Her stories range from the financial impact of OPEC decisions on Americans to the intriguing murder of an Arab starlet, from modern technology crossing paths with Ramadan and the calls to prayer via SMS texting to the hidden $3 billion-worth cache of art treasures under lock and key in the basement of the Tehran Museum of Contemporary Art.
These are a few of the stories reported for the past year from the Arab states of the Persian Gulf and the Middle East by this 21st-century reporter-journalist, who grew up under the guidance of her father, attorney Berge Setrakian, president of the Armenian General Benevolent Union (AGBU). Now this daughter of the Armenian community in New York travels the world, representing one of the best-known American news networks, ABC.
"I know I'm extraordinarily lucky, and all you can do is try to be worthy of the opportunity. You have to be," she tells the Armenian Reporter. "A great line I'm obsessed with from this book I read: seize opportunity and anything that looks like opportunity. And that's what you do out here."
Yerevan, the homeland
It's the summer of 2006, and I meet Lara in the lobby of the seven-story Armenia TV building in Davitashen, a district of Yerevan. We compare notes about our employment dates at ABC News and realize we missed one another by only a few months. She had started as an off-air reporter with the Law and Justice Unit shortly after I had left my position as a writer-producer for World News Now and World News This Morning.
Armenians, like us, from all over the world have gathered for the third Armenia-Diaspora Conference in 2006. Lara is in Yerevan from New York, and she'll be serving on the media panel. I'm covering the conference for my new employer, Armenia TV, and her father has requested that we show her the Armenia TV facilities and operations.
I lead the tour, and Lara is in awe of how sophisticated broadcasters in Yerevan have become in such a short amount of time. She takes time out from her busy schedule to tape a half-hour chat show with me and talks about catching the journalism bug, the blessings she has had in her life, and all the possibilities that lie ahead for any Armenian-American interested in pursuing a career in the news business.
A few months later, she e-mails her friends and media contacts announcing her departure for Dubai, where she will be the first of a new class of ABC News network journalists.
Dubai, the "Star Wars Cantina"
We meet at the Dubai Marina. It's October 2008, and Lara is about to mark her first anniversary of her new position - a job she landed at the young age of 25. We sit in the shadows of giant glass-and-steel skyscrapers on land that a few years ago did not exist.
The city is one giant construction zone, the site of 5,000 projects going up simultaneously. It's a city Lara calls "the Star Wars Cantina."
"In my first article I called it ‘Miami with Minarets' and ‘the Star Wars Cantina,'" she says. "You see every type of person coming through here. Every class, every race, every socioeconomic grouping, and it's fascinating. And unlike other cities, especially in the Middle East, there is equality in that there's a meritocracy in place, in the macro sense. And it's also true that nearly everyone coming here, I imagine, virtually everyone coming here, has a better opportunity on the horizon than they had at home."

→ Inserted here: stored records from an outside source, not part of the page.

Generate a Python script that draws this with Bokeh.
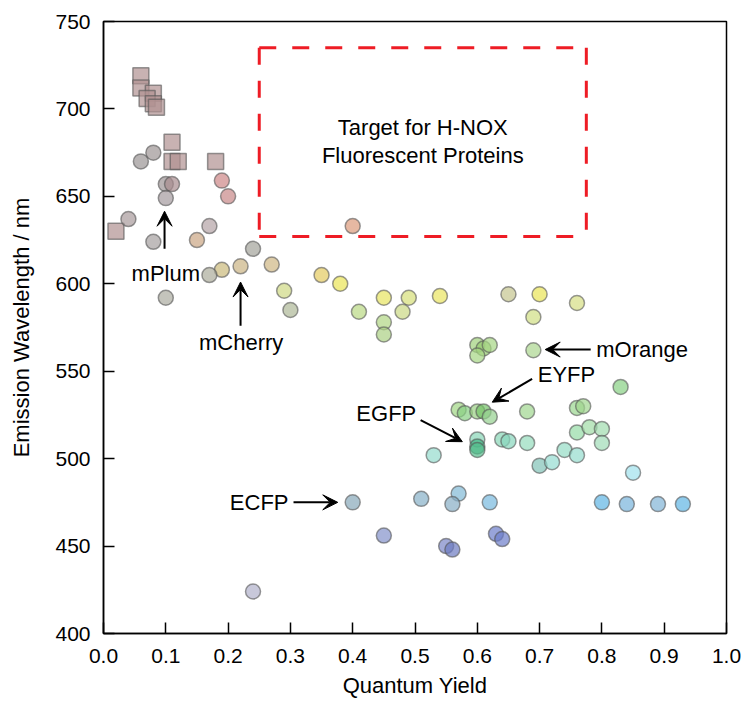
from bokeh.plotting import figure
from bokeh.models import Arrow, VeeHead, Label, FixedTicker, PrintfTickFormatter, ColumnDataSource
from bokeh.embed import file_html
from bokeh.resources import INLINE

# ---------------- data ----------------
circle_qy = [0.06, 0.08, 0.10, 0.11, 0.10, 0.19, 0.20, 0.04, 0.08, 0.15,
             0.17, 0.24, 0.27, 0.22, 0.19, 0.17, 0.10, 0.29, 0.30, 0.35,
             0.38, 0.40, 0.41, 0.45, 0.45, 0.45, 0.49, 0.48, 0.54, 0.65,
             0.70, 0.76, 0.69, 0.60, 0.61, 0.62, 0.60, 0.69, 0.83, 0.57,
             0.58, 0.60, 0.61, 0.62, 0.68, 0.76, 0.77, 0.76, 0.78, 0.80,
             0.80, 0.60, 0.60, 0.60, 0.64, 0.65, 0.68, 0.53, 0.70, 0.72,
             0.74, 0.76, 0.85, 0.40, 0.51, 0.57, 0.56, 0.62, 0.80, 0.84,
             0.89, 0.93, 0.45, 0.55, 0.56, 0.63, 0.64, 0.24]
circle_wl = [670, 675, 657, 657, 649, 659, 650, 637, 624, 625,
             633, 620, 611, 610, 608, 605, 592, 596, 585, 605,
             600, 633, 584, 592, 578, 571, 592, 584, 593, 594,
             594, 589, 581, 565, 563, 565, 559, 562, 541, 528,
             526, 527, 527, 524, 527, 529, 530, 515, 518, 517,
             509, 511, 507, 505, 511, 510, 509, 502, 496, 498,
             505, 502, 492, 475, 477, 480, 474, 475, 475, 474,
             474, 474, 456, 450, 448, 457, 454, 424]
circle_colors = ["#b8b4b4", "#bab4b4", "#bbb4b5", "#c2aeb0", "#bfb8bb", "#dcaaaa", "#d8acac", "#c2b8b9", "#c0bcbc", "#dac0a8",
                 "#cabec0", "#bebeb8", "#ddcca8", "#dacaa8", "#dacea2", "#c4c4b8", "#c4c4bc", "#dde4a8", "#c6cdb6", "#ecda90",
                 "#f0ec88", "#e6b8a2", "#cee4a8", "#eeec90", "#c8e2a8", "#c4dea8", "#e2e8a0", "#dae4a8", "#f0ec90", "#d6d6b0",
                 "#f0ec88", "#e2e8a8", "#dee8a8", "#bcdea2", "#b4da9a", "#c0e2a8", "#c0e2a8", "#c4e2b0", "#acdea8", "#bce2a8",
                 "#acdea8", "#b8dea8", "#9ed494", "#b4deb0", "#bce2b0", "#b8e2b0", "#bce2b0", "#b4e6c0", "#bce6c0", "#bce6c6",
                 "#bce6cc", "#ace2cc", "#78cca8", "#88d0ae", "#ace2cc", "#ace2d0", "#b4e6d0", "#b4e6dc", "#a6d4cc", "#b4e6de",
                 "#b4e6d6", "#b4e6dc", "#bceaf2", "#acc2ce", "#acc8d8", "#a6cee2", "#acc6d6", "#a0cee8", "#90cbec", "#a0cae6",
                 "#a6cae2", "#90cbec", "#a8b2da", "#a2aad8", "#98a2d4", "#98a4da", "#98a4da", "#c8c8da"]

square_qy = [0.06, 0.06, 0.08, 0.07, 0.08, 0.085, 0.11, 0.11, 0.12, 0.18, 0.02]
square_wl = [719, 712, 709, 706, 703, 701, 681, 670, 670, 670, 630]
square_color = "#c8b2b2"

x_ticks = [0.0, 0.1, 0.2, 0.3, 0.4, 0.5, 0.6, 0.7, 0.8, 0.9, 1.0]
y_ticks = [400, 450, 500, 550, 600, 650, 700, 750]

target_qy = (0.25, 0.775)
target_wl = (627, 735)
target_text = ["Target for H-NOX", "Fluorescent Proteins"]

ALPHA = 0.7
FONT = "Liberation Sans"


def base_color(hexcol, a=ALPHA):
    h = hexcol.lstrip("#")
    rgb = [int(h[i:i + 2], 16) for i in (0, 2, 4)]
    out = [max(0, min(255, round((c - 255 * (1 - a)) / a))) for c in rgb]
    return "#%02x%02x%02x" % tuple(out)


p = figure(frame_width=623, frame_height=612, x_range=(0, 1), y_range=(400, 750),
           output_backend="svg", toolbar_location=None,
           min_border_left=103, min_border_right=17, min_border_top=21, min_border_bottom=66)
p.background_fill_color = "white"
p.border_fill_color = "white"
p.xgrid.visible = False
p.ygrid.visible = False
p.outline_line_color = "black"
p.outline_line_width = 1.5

for ax in (p.xaxis[0], p.yaxis[0]):
    ax.major_tick_in = 11
    ax.major_tick_out = 0
    ax.minor_tick_in = 0
    ax.minor_tick_out = 0
    ax.axis_line_color = "black"
    ax.axis_line_width = 1.5
    ax.major_tick_line_width = 1.5
    ax.major_tick_line_color = "black"
    ax.major_label_text_font = FONT
    ax.major_label_text_font_size = "21px"
    ax.major_label_text_color = "black"
    ax.axis_label_text_font = FONT
    ax.axis_label_text_font_size = "22px"
    ax.axis_label_text_font_style = "normal"
    ax.axis_label_text_color = "black"

p.xaxis.ticker = FixedTicker(ticks=x_ticks)
p.yaxis.ticker = FixedTicker(ticks=y_ticks)
p.xaxis.formatter = PrintfTickFormatter(format="%.1f")
p.yaxis.formatter = PrintfTickFormatter(format="%d")
p.xaxis.axis_label = "Quantum Yield"
p.yaxis.axis_label = "Emission Wavelength / nm"
p.xaxis.major_label_standoff = 15
p.xaxis.axis_label_standoff = 7
p.yaxis.major_label_standoff = 13
p.yaxis.axis_label_standoff = 18

# target box (dashed red)
tx0, tx1 = target_qy
ty0, ty1 = target_wl
box_style = dict(line_color="#ee1c25", line_width=3, line_dash="17 16")
p.line([tx0, tx1], [ty1, ty1], **box_style)
p.line([tx0, tx1], [ty0, ty0], **box_style)
p.line([tx0, tx0], [ty1, ty0], **box_style)
p.line([tx1, tx1], [ty1, ty0], **box_style)

tmid = (tx0 + tx1) / 2
p.add_layout(Label(x=tmid, y=689.5, text=target_text[0], text_align="center", text_baseline="middle",
                   text_font=FONT, text_font_size="22px", text_color="black"))
p.add_layout(Label(x=tmid, y=673.6, text=target_text[1], text_align="center", text_baseline="middle",
                   text_font=FONT, text_font_size="22px", text_color="black"))

# squares
sq = ColumnDataSource(dict(x=square_qy, y=square_wl))
p.scatter("x", "y", source=sq, marker="square", size=16,
          fill_color=base_color(square_color), fill_alpha=ALPHA,
          line_color="#555555", line_alpha=0.6, line_width=1.5)

# circles
cs = ColumnDataSource(dict(x=circle_qy, y=circle_wl, c=[base_color(c) for c in circle_colors]))
p.scatter("x", "y", source=cs, marker="circle", size=15,
          fill_color="c", fill_alpha=ALPHA,
          line_color="#555555", line_alpha=0.6, line_width=1.5)

# annotations with arrows
def arrow(x0, y0, x1, y1):
    p.add_layout(Arrow(end=VeeHead(size=15, fill_color="black", line_color="black", line_width=1),
                       x_start=x0, y_start=y0, x_end=x1, y_end=y1,
                       line_color="black", line_width=2))

def label(x, y, t, align):
    p.add_layout(Label(x=x, y=y, text=t, text_align=align, text_baseline="middle",
                       text_font=FONT, text_font_size="22px", text_color="black"))

arrow(0.098, 620, 0.098, 641.5)
label(0.100, 605.6, "mPlum", "center")
arrow(0.220, 576, 0.220, 601)
label(0.221, 566.6, "mCherry", "center")
arrow(0.782, 562.4, 0.709, 562.4)
label(0.791, 562.4, "mOrange", "left")
arrow(0.688, 545.6, 0.624, 532.3)
label(0.697, 547.9, "EYFP", "left")
arrow(0.509, 522.0, 0.576, 509.7)
label(0.502, 525.6, "EGFP", "right")
arrow(0.305, 475, 0.376, 475)
label(0.297, 475, "ECFP", "right")

open("out.html", "w").write(file_html(p, INLINE))
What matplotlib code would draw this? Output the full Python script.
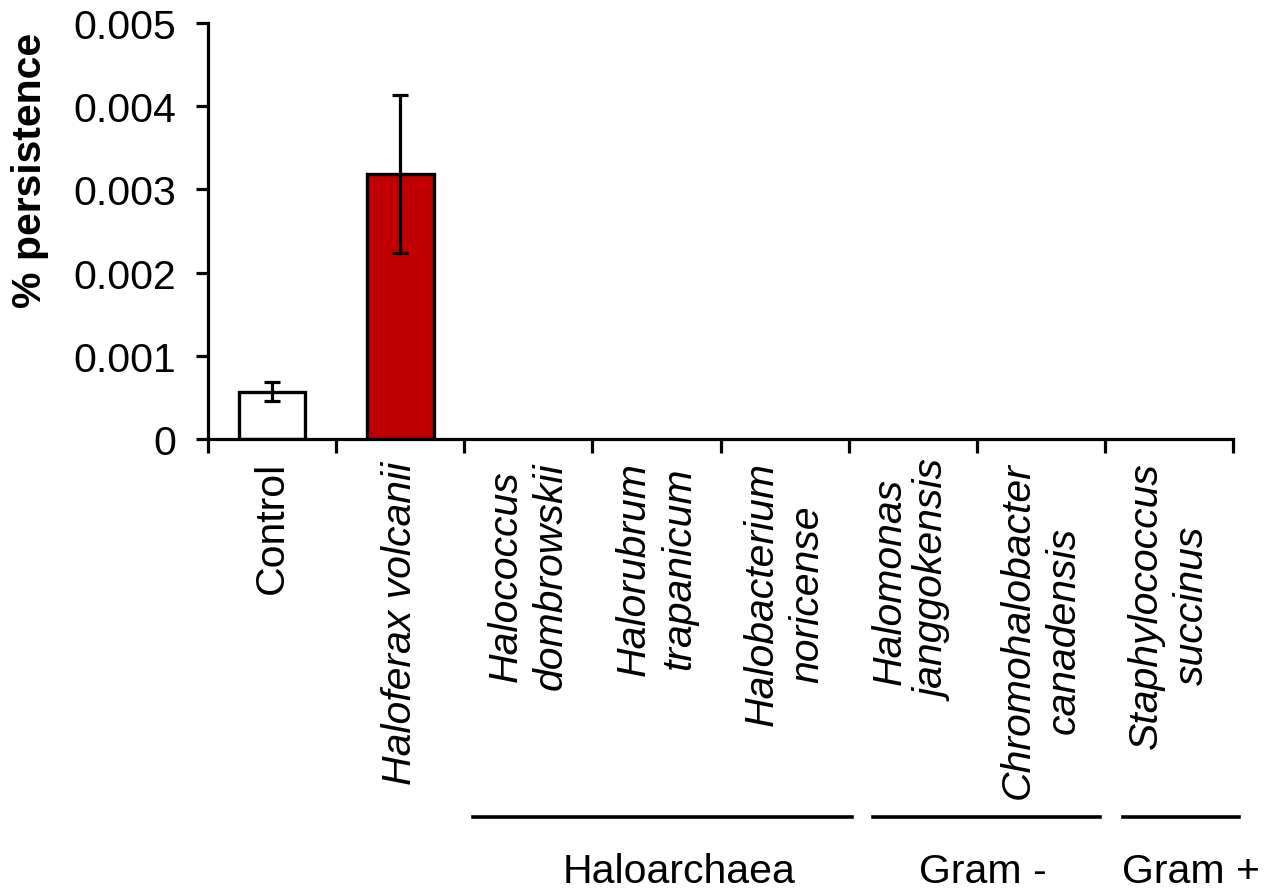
import matplotlib
matplotlib.use("Agg")
import matplotlib.pyplot as plt
from matplotlib.transforms import blended_transform_factory

categories = ["Control", "Haloferax volcanii", "Halococcus\ndombrowskii",
              "Halorubrum\ntrapanicum", "Halobacterium\nnoricense",
              "Halomonas\njanggokensis", "Chromohalobacter\ncanadensis",
              "Staphylococcus\nsuccinus"]
italic = [False, True, True, True, True, True, True, True]
values = [0.00057, 0.00319, 0, 0, 0, 0, 0, 0]
errors = [0.00011, 0.00095, 0, 0, 0, 0, 0, 0]
bar_colors = ["white", "#C00000", "white", "white", "white", "white", "white", "white"]
yticks = [0, 0.001, 0.002, 0.003, 0.004, 0.005]
ytick_labels = ["0", "0.001", "0.002", "0.003", "0.004", "0.005"]
groups = ["Haloarchaea", "Gram -", "Gram +"]
group_line_start = [1.57, 4.69, 6.64]
group_line_end = [4.53, 6.46, 7.55]
group_text_x = [3.18, 5.55, 7.17]

plt.rcParams['font.family'] = ['Liberation Sans', 'DejaVu Sans']
FS = 29.5

fig = plt.figure(figsize=(12.67, 8.95), dpi=100)
ax = fig.add_axes([208/1267, 1-440/895, (1233-208)/1267, (440-24)/895])

x = list(range(len(categories)))
shown = [i for i in x if values[i] > 0]
ax.bar([x[i] for i in shown], [values[i] for i in shown], width=0.52,
       color=[bar_colors[i] for i in shown], edgecolor="black", linewidth=2.4,
       yerr=[errors[i] for i in shown], capsize=5.5,
       error_kw=dict(elinewidth=2.3, capthick=2.3, ecolor="black"), zorder=2)

ax.set_xlim(-0.5, len(categories) - 0.5)
ax.set_ylim(0, 0.005)
ax.set_yticks(yticks)
ax.set_yticklabels(ytick_labels, fontsize=FS)
ax.tick_params(axis='y', direction='out', length=9, width=2.3, pad=14)

# category labels at centres, tick marks at boundaries
ax.set_xticks(x)
ax.set_xticklabels(categories, rotation=90, fontsize=FS, va='top', ha='center',
                   multialignment='center', linespacing=1.25)
for lab, it in zip(ax.get_xticklabels(), italic):
    lab.set_fontstyle('italic' if it else 'normal')
ax.tick_params(axis='x', which='major', length=0, pad=16)
ax.set_xticks([i - 0.5 for i in range(len(categories) + 1)], minor=True)
ax.tick_params(axis='x', which='minor', direction='out', length=10, width=2.3)

for s in ['top', 'right']:
    ax.spines[s].set_visible(False)
for s in ['left', 'bottom']:
    ax.spines[s].set_linewidth(2.3)

trans = blended_transform_factory(ax.transData, fig.transFigure)
for g, s0, s1, tx in zip(groups, group_line_start, group_line_end, group_text_x):
    ax.plot([s0, s1], [1-818/895, 1-818/895], color="black", linewidth=2.6,
            transform=trans, clip_on=False)
    ax.text(tx, 1-872/895, g, transform=trans, ha='center', va='center', fontsize=FS)

fig.text(30/1267, 1-170/895, "% persistence", rotation=90, ha='center', va='center',
         fontsize=FS, fontweight='bold')

fig.savefig("out.png", dpi=100)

Lara explains her perspective of Dubai being the new land of opportunity with the story of a security guard in her building who was armed with a resume and a dream.
"He's from Cameroon, the security guard, and he's looking for something in hospitality," she says. "He asked a friend of mine, who was just walking around, and gave my friend the C.V. It was a C.V. with a business objective. It wasn't the best English, but he's there to rise."
Lara says, just like the security guard from Cameroon, there's a flood of people - professionals, investors, and bankers - coming to the shores of Dubai from the West, the East, the North, and the South. These are people who believe Dubai is where the opportunities are and where the action is. And to make room for these investors, these tourists, residents, and entrepreneurs, to make new investment opportunities, the Emirates are building up and building out.